EXERCISE AIM:
State the number of lines that hold the string "standalone", with nothing added.

Records contained in a dataset
## BEGIN
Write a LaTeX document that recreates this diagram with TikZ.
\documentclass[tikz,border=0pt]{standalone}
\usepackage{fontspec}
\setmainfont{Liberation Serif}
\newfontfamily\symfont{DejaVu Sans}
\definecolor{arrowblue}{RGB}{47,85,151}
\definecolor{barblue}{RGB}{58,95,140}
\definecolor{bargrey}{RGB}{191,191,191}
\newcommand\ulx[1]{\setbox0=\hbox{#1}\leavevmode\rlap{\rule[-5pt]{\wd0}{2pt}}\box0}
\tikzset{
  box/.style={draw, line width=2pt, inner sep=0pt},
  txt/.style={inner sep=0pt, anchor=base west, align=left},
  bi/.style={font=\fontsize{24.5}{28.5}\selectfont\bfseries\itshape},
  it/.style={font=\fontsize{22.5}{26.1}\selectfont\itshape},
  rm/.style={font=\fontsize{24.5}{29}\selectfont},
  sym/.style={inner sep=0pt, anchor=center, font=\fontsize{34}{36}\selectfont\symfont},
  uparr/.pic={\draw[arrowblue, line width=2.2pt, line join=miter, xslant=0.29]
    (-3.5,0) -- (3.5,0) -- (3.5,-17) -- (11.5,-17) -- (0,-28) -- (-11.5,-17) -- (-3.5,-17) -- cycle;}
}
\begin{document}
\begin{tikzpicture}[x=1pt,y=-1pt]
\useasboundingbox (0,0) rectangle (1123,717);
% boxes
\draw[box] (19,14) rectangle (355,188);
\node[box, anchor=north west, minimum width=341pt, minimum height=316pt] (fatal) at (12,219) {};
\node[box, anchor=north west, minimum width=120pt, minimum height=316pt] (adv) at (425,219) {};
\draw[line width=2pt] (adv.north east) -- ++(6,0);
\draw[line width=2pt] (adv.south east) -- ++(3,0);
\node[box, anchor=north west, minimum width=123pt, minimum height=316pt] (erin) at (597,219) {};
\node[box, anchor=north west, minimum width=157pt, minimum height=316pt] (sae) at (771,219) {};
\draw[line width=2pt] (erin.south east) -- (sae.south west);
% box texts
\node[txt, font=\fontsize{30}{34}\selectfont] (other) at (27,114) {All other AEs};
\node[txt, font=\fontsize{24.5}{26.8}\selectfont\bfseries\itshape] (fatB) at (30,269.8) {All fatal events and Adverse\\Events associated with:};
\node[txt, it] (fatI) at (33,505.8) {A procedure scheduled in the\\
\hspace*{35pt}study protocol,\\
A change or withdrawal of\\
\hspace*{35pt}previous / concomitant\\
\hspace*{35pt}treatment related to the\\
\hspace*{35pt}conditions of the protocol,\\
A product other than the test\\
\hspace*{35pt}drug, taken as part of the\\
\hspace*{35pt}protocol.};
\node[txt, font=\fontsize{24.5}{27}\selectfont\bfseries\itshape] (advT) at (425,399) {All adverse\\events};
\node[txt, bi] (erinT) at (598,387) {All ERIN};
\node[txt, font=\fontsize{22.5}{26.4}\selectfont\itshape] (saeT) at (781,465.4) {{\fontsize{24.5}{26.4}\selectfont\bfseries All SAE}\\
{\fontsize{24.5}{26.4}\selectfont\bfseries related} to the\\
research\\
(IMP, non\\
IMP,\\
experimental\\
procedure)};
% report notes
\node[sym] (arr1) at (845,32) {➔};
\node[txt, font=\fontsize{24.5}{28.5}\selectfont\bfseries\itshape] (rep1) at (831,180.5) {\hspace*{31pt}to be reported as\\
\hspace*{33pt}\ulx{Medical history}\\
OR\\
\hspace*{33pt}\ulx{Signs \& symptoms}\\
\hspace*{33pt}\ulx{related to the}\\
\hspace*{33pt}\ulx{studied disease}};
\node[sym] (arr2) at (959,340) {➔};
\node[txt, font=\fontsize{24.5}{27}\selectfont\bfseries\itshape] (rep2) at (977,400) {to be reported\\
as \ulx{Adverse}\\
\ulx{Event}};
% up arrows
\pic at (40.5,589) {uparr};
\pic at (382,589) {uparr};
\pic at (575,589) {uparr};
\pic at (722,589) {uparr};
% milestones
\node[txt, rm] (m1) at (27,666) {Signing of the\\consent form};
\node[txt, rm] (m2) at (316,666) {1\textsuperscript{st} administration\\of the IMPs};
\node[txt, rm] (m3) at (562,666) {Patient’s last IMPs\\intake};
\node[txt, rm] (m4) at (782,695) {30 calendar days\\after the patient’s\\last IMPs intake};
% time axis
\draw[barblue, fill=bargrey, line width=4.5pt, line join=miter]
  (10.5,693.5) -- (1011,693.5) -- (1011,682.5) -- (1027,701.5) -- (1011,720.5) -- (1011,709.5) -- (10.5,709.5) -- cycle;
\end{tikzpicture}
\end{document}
## END
## BEGIN
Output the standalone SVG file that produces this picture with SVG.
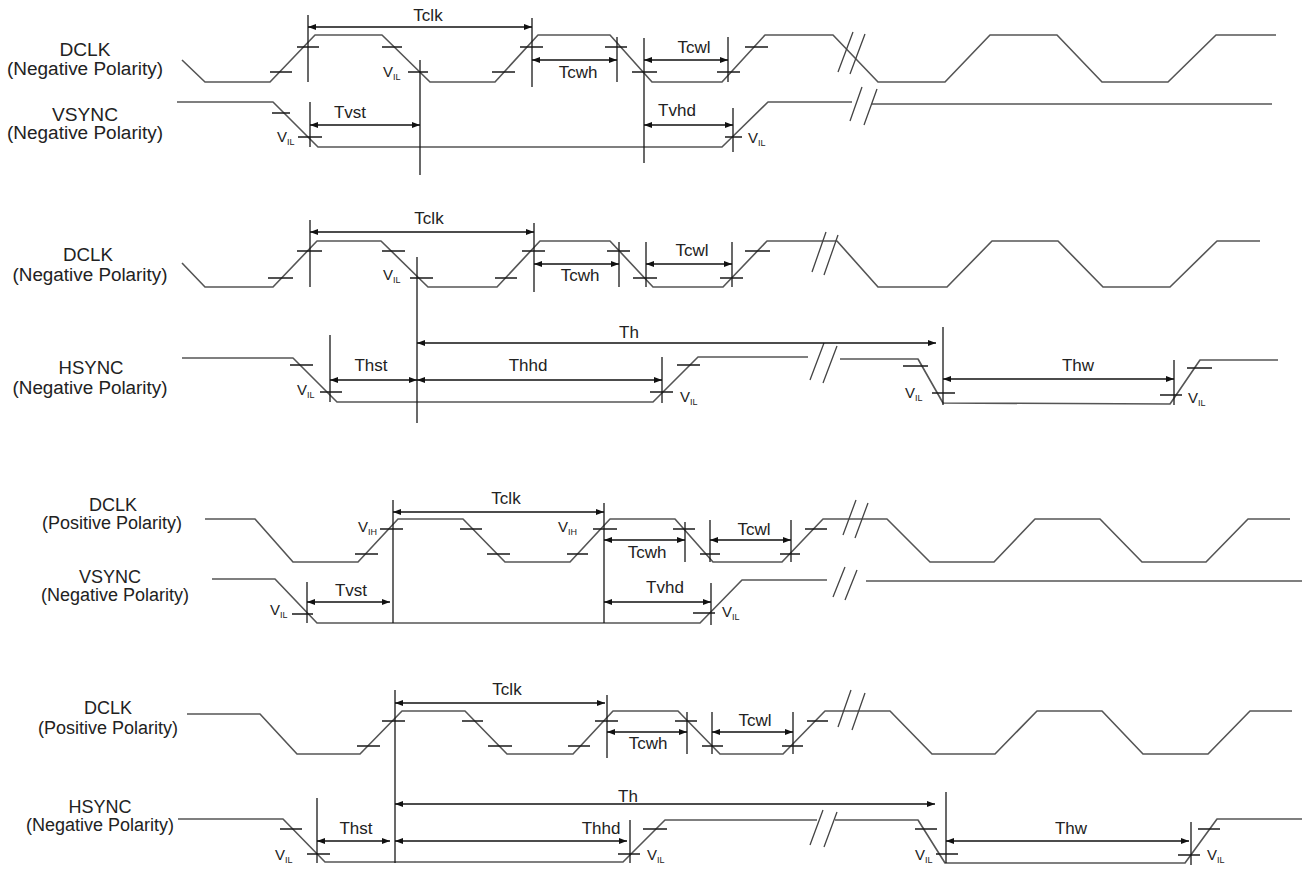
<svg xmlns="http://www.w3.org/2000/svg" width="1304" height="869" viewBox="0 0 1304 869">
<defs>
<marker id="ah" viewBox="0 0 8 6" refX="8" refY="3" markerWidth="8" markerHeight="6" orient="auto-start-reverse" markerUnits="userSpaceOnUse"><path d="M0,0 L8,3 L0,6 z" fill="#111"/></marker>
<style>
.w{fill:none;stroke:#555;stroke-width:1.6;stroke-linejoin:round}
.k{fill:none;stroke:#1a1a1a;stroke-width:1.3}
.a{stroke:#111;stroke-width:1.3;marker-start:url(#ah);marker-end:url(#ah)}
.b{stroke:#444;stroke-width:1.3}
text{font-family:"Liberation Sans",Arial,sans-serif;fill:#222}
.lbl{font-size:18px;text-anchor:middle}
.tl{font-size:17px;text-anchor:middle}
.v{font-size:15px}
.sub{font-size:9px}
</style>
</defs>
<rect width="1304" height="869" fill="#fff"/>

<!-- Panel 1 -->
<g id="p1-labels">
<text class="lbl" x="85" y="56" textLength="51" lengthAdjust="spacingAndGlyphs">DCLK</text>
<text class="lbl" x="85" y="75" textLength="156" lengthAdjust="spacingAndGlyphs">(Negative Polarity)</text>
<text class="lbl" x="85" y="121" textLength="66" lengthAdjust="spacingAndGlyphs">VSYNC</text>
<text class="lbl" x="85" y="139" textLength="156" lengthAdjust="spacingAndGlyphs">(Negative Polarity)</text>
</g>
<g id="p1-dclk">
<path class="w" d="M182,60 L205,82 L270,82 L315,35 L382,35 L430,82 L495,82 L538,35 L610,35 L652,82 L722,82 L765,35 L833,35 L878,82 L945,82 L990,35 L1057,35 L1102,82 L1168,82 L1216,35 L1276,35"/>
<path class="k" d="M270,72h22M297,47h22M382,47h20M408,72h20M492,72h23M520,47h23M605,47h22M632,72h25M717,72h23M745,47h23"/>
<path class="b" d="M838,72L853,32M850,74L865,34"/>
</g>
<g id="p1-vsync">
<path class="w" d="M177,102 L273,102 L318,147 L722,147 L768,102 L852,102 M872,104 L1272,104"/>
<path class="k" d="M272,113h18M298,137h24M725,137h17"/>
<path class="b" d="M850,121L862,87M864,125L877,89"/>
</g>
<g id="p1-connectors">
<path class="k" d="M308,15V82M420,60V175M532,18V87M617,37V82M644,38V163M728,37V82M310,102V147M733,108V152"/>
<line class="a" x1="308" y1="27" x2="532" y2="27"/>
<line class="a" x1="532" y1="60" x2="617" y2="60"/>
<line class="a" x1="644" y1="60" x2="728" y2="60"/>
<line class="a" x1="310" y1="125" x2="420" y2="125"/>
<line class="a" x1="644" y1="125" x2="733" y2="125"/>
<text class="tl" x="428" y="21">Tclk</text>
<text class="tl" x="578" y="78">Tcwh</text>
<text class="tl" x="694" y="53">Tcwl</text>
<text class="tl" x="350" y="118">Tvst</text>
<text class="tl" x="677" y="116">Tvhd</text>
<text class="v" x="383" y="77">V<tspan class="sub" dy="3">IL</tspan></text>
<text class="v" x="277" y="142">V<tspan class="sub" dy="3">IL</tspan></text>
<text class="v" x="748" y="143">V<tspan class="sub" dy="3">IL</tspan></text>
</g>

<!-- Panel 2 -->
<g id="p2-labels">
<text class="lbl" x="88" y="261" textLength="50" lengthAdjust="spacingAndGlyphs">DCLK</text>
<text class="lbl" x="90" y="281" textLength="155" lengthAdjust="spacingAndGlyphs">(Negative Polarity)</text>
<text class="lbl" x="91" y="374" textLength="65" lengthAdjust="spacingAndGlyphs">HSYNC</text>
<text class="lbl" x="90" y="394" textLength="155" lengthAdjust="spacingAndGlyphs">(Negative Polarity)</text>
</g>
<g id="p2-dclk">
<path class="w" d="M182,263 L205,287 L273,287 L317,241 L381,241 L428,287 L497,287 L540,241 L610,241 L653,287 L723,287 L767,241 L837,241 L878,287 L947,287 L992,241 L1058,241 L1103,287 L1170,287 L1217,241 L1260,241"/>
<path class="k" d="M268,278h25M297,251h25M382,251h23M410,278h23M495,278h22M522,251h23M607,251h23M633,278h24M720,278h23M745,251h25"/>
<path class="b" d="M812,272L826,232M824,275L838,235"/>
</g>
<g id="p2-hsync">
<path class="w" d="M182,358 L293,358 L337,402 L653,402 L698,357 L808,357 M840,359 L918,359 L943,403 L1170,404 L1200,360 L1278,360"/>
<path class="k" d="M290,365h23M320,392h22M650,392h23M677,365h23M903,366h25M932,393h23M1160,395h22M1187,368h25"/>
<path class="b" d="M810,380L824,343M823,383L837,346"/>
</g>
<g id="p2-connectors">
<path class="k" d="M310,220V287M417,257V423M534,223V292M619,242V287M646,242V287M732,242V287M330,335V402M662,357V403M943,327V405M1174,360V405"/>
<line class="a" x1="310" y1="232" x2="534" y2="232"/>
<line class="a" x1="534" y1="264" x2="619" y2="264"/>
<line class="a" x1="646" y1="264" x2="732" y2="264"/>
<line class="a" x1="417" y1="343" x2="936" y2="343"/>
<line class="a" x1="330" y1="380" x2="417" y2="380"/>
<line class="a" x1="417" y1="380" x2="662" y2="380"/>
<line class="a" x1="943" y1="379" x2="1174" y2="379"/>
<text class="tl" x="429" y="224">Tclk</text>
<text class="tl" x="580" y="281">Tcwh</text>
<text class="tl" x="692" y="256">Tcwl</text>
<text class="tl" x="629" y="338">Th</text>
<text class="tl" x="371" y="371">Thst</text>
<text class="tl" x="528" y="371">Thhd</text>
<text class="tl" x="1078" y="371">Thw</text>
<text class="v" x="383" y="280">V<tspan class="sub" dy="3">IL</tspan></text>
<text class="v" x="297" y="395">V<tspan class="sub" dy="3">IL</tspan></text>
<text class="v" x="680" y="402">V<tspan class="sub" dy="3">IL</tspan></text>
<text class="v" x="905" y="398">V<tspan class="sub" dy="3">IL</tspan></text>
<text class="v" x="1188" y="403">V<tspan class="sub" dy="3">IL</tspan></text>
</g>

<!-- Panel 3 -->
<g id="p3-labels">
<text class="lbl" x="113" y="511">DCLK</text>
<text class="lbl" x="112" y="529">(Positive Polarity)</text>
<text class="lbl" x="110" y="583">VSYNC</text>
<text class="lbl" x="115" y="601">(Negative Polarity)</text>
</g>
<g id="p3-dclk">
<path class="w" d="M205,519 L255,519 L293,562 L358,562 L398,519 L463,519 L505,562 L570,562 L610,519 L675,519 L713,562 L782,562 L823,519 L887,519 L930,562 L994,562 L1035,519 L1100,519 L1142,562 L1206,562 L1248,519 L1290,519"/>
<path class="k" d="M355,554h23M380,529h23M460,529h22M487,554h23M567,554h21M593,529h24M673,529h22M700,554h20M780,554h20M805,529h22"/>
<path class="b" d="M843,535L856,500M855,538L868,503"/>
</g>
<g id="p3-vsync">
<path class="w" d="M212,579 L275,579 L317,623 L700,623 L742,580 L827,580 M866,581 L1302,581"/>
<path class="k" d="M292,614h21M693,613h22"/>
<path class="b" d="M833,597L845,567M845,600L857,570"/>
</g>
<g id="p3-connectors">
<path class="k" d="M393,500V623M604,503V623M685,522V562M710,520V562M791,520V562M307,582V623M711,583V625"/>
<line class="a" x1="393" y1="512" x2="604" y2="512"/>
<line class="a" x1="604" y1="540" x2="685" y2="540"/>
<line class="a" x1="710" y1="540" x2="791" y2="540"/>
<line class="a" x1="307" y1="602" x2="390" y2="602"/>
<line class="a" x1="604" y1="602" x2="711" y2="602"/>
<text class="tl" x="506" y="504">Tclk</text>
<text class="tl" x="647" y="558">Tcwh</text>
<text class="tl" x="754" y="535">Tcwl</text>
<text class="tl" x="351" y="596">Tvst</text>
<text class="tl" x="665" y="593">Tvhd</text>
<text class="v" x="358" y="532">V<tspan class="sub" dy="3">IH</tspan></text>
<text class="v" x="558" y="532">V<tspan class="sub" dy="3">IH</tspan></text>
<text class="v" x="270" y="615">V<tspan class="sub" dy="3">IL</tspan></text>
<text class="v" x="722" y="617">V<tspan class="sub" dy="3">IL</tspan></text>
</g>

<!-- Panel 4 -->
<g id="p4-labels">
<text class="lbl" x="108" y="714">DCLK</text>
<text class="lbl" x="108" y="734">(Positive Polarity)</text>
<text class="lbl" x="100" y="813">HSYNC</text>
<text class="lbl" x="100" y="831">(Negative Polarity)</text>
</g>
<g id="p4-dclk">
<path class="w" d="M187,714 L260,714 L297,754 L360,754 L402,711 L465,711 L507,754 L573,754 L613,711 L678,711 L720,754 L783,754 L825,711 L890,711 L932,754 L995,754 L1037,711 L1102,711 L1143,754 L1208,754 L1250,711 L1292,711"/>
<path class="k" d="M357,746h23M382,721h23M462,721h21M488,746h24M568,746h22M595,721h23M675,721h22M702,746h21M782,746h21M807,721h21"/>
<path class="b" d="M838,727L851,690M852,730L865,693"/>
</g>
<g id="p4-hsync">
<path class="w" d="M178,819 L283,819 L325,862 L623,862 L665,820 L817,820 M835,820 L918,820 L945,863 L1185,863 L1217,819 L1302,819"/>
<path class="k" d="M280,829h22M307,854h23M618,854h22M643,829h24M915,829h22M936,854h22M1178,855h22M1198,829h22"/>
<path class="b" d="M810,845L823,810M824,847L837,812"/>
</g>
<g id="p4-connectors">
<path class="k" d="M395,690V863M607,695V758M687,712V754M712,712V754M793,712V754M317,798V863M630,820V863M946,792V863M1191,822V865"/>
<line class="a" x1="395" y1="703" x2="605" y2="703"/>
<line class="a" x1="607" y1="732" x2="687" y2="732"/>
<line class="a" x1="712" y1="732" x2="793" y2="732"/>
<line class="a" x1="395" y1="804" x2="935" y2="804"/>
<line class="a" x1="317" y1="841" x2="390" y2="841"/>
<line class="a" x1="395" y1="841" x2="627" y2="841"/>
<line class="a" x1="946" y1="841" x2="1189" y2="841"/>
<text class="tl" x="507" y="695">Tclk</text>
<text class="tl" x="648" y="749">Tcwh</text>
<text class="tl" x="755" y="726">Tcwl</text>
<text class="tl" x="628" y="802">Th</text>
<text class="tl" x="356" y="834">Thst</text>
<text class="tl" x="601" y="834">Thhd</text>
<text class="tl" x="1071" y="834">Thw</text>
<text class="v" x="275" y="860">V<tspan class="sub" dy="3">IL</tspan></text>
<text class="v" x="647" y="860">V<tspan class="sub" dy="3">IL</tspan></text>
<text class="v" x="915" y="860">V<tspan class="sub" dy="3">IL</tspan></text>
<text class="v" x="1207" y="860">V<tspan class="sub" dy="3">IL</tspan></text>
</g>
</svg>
## END
EXERCISE SOLUTION:
2